Среди этой сотни гитаристов были куда более известные имена — Дейви O’Лист, недавно игравший в The Nice, и Мартин Барр, еще один бирмингемский парень, который уже заявил о себе на лондонской сцене в составе нескольких групп, в том числе сайд-проекте Ноэля Реддинга Fat Mattress.
— Я подумал: что происходит? Оказалось, это прослушивание. Тогда я сказал: «А, да ну на х*й!
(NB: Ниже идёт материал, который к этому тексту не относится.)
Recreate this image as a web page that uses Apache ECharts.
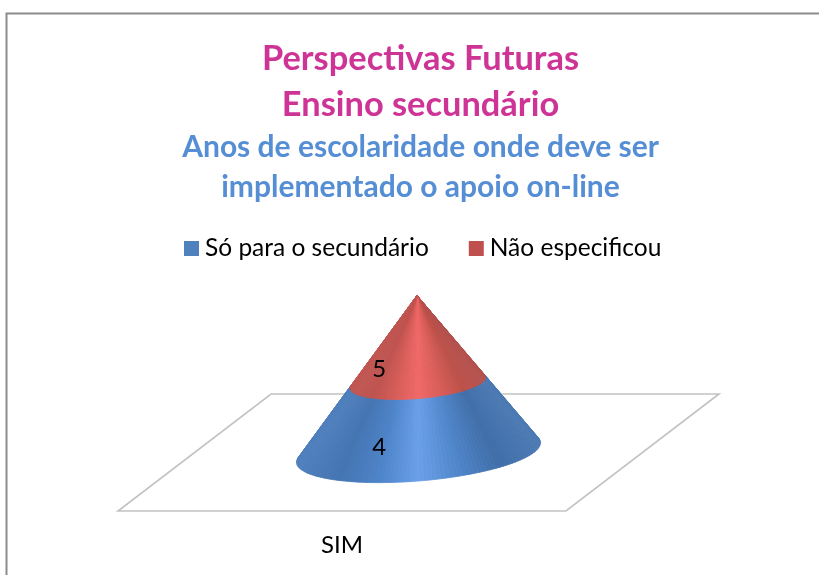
<!DOCTYPE html>
<html>
<head>
<meta charset="utf-8">
<style>html,body{margin:0;padding:0;background:#fff}#c{width:819px;height:575px}</style>
<script src="https://cdn.jsdelivr.net/npm/echarts@6/dist/echarts.min.js"></script>
</head>
<body>
<div id="c"></div>
<script>
var categories = ['SIM'];
var seriesNames = ['Só para o secundário', 'Não especificou'];
var valuesSecundario = [4];
var valuesNaoEspecificou = [5];
var titleLines = ['Perspectivas Futuras', 'Ensino secundário', 'Anos de escolaridade onde deve ser', 'implementado o apoio on-line'];

// oblique projection of the chart floor: half-depth vector, and cone radius as a floor fraction
var depth = [76.5, -58.5];
var radiusFraction = 0.515;
var apexLean = -1.5;
var SLICES = 96;

var ramps = {
  blue: [[0,[78,126,188]],[0.16,[68,116,178]],[0.32,[76,130,198]],[0.5,[106,160,232]],[0.68,[78,132,200]],[0.84,[64,110,168]],[1,[74,120,178]]],
  red:  [[0,[192,86,82]],[0.16,[190,82,78]],[0.32,[214,92,88]],[0.5,[240,104,104]],[0.68,[216,92,88]],[0.84,[188,80,72]],[1,[180,82,78]]]
};
function shade(ramp, u) {
  for (var i = 1; i < ramp.length; i++) {
    if (u <= ramp[i][0]) {
      var a = ramp[i-1], b = ramp[i], k = (u - a[0]) / (b[0] - a[0]);
      return 'rgb(' + [0,1,2].map(function (j) { return Math.round(a[1][j] + (b[1][j] - a[1][j]) * k); }).join(',') + ')';
    }
  }
  return 'rgb(' + ramp[ramp.length-1][1].join(',') + ')';
}

function coneFrame(api, catIndex, total) {
  var origin = api.coord([catIndex, 0]);
  var halfWidth = api.size([1, 0])[0] / 2;
  var C = [origin[0] + depth[0], origin[1] + depth[1]];
  var A = [C[0] + apexLean, api.coord([catIndex, total])[1] + depth[1]];
  var ux = radiusFraction * halfWidth;
  var vx = radiusFraction * depth[0], vy = radiusFraction * depth[1];
  // tangent parameters of the silhouette seen from the apex
  var q = (A[1] - C[1]) / vy;
  var p = (A[0] - C[0] - vx * q) / ux;
  var base = Math.atan2(q, p), spread = Math.acos(1 / Math.sqrt(p * p + q * q));
  return { C: C, A: A, ux: ux, vx: vx, vy: vy, t0: base - spread, t1: base + spread };
}
function rim(f, t, s) {
  // point on the cone at angle t, s = height fraction (0 base .. 1 apex)
  var x = f.C[0] + f.ux * Math.cos(t) + f.vx * Math.sin(t);
  var y = f.C[1] + f.vy * Math.sin(t);
  return [x + (f.A[0] - x) * s, y + (f.A[1] - y) * s];
}

function bandRenderer(valuesList, lowerList, rampName) {
  return function (params, api) {
    var i = api.value(0);
    var lo = lowerList[i], hi = lo + valuesList[i];
    var total = valuesSecundario[i] + valuesNaoEspecificou[i];
    var f = coneFrame(api, i, total);
    var s0 = lo / total, s1 = hi / total;
    var tStart = f.t0, tEnd = f.t1 - 2 * Math.PI; // front arc, going through t = -90deg
    if (tEnd > tStart) tEnd -= 2 * Math.PI;
    var kids = [];
    var xl = rim(f, tStart, 0)[0], xr = rim(f, tEnd, 0)[0];
    for (var n = 0; n < SLICES; n++) {
      var a = tStart + (tEnd - tStart) * n / SLICES;
      var b = tStart + (tEnd - tStart) * (n + 1) / SLICES;
      var mid = (a + b) / 2;
      var u = (rim(f, mid, 0)[0] - Math.min(xl, xr)) / Math.abs(xr - xl);
      var col = shade(ramps[rampName], u);
      kids.push({
        type: 'polygon',
        shape: { points: [rim(f, a, s0), rim(f, b, s0), rim(f, b, s1), rim(f, a, s1)] },
        style: { fill: col, stroke: col, lineWidth: 0.8 }
      });
    }
    var labelPos = [f.C[0] - f.vx, f.C[1] - f.vy];
    var midY = api.coord([i, (lo + hi) / 2])[1] + depth[1] + (labelPos[1] - f.C[1]);
    kids.push({
      type: 'text',
      z2: 10,
      style: {
        text: String(valuesList[i]), x: labelPos[0], y: midY,
        fill: '#000', font: '24px Lato', textAlign: 'center', textVerticalAlign: 'middle'
      }
    });
    return { type: 'group', children: kids };
  };
}

function floorRenderer(params, api) {
  var i = api.value(0);
  var o = api.coord([i, 0]);
  var hw = api.size([1, 0])[0] / 2;
  var d = [depth[0] * 2, depth[1] * 2];
  return {
    type: 'polygon',
    shape: { points: [[o[0]-hw,o[1]], [o[0]+hw,o[1]], [o[0]+hw+d[0],o[1]+d[1]], [o[0]-hw+d[0],o[1]+d[1]]] },
    style: { fill: '#fff', stroke: '#c2c2c2', lineWidth: 1.6 }
  };
}

var titleTops = [37, 83, 127, 167];
var titleSizes = [34.4, 34.4, 30, 30];
var titleColors = ['#CE3396', '#CE3396', '#558ED5', '#558ED5'];

var option = {
  animation: false,
  backgroundColor: '#fff',
  title: titleLines.map(function (t, k) {
    return {
      text: t, left: 419 - 3.5, top: titleTops[k], textAlign: 'center',
      textStyle: { color: titleColors[k], fontFamily: 'Lato', fontWeight: 'bold', fontSize: titleSizes[k] }
    };
  }),
  legend: {
    data: seriesNames.map(function (n) { return { name: n, icon: 'rect' }; }),
    left: 179, top: 231, itemWidth: 15, itemHeight: 15, itemGap: 40,
    textStyle: { color: '#000', fontFamily: 'Lato', fontSize: 24.5, padding: [0, 0, 0, 1] }
  },
  grid: { left: 118, width: 448, top: 354, height: 157 },
  xAxis: {
    type: 'category', data: categories,
    axisLine: { show: false }, axisTick: { show: false },
    axisLabel: { color: '#000', fontFamily: 'Lato', fontSize: 24, margin: 22 }
  },
  yAxis: { type: 'value', min: 0, max: 9, interval: 3, show: false },
  series: [
    { type: 'custom', name: 'floor', silent: true, data: [[0]], renderItem: floorRenderer, encode: { x: 0 }, z: 1 },
    { type: 'custom', name: seriesNames[0], color: '#4F81BD', itemStyle: { color: '#4F81BD' }, z: 2,
      data: categories.map(function (c, k) { return [k, valuesSecundario[k]]; }), encode: { x: 0, y: 1 },
      renderItem: bandRenderer(valuesSecundario, categories.map(function () { return 0; }), 'blue') },
    { type: 'custom', name: seriesNames[1], color: '#C0504D', itemStyle: { color: '#C0504D' }, z: 3,
      data: categories.map(function (c, k) { return [k, valuesNaoEspecificou[k]]; }), encode: { x: 0, y: 1 },
      renderItem: bandRenderer(valuesNaoEspecificou, valuesSecundario, 'red') }
  ],
  graphic: [{
    type: 'polyline', silent: true,
    shape: { points: [[6.5, 575], [6.5, 13.5], [819, 13.5]] },
    style: { fill: 'none', stroke: '#8c8c8c', lineWidth: 2 }
  }]
};
echarts.init(document.getElementById('c')).setOption(option);
</script>
</body>
</html>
Все равно меня не возьмут», и ушел.
Но все-таки Тони как-то договорился с собой, сел в кафе через улицу и стал ждать своей очереди.
— Я пришел, поиграл немного, а на следующий день мне позвонили и сказали: ага, мы тебя берем.
Радостный и польщенный, Тони вернулся в Астон с новостями о новой работе, и лишь потом начал постепенно осознавать значимость произошедшего.
— Остальные, конечно, на словах были рады за меня, но я знал, что они скорее всего думают на самом деле.
Когда его позвали в Лондон на репетиции новых песен, которые позже вошли в следующий альбом Jethro Tull, Stand Up, Тони настолько перепугался, что уговорил Гизера поехать с ним.
— Потому что без остальных мне было очень одиноко. Так что Гизер поехал со мной и сидел на наших репетициях. А я смотрел на него, и мне было очень стыдно, понимаешь? А после репетиции я сказал ему: «Не знаю, Гизер, для меня это как-то странно». А он ответил: «Ну, просто попробуй еще немного». Я попробовал играть с ними еще несколько дней и сказал: «Не, я просто так не могу. Мне это не нравится».
Сомнения у Тони возникали не только из-за того, что ему пришлось бросить свою бирмингемскую компанию товарищей по группе. Его очень разозлила фраза менеджера Jethro Tull: «Тебе очень повезло, что ты получил эту работу». У него, может быть, и был комплекс неполноценности из-за того, что ему пришлось адаптироваться к новой, головокружительной среде успешных музыкантов и исполнителей, но ему пришлось преодолеть огромные препятствия, чтобы научиться играть на гитаре так хорошо. И, да, он никогда не считал себя везучим.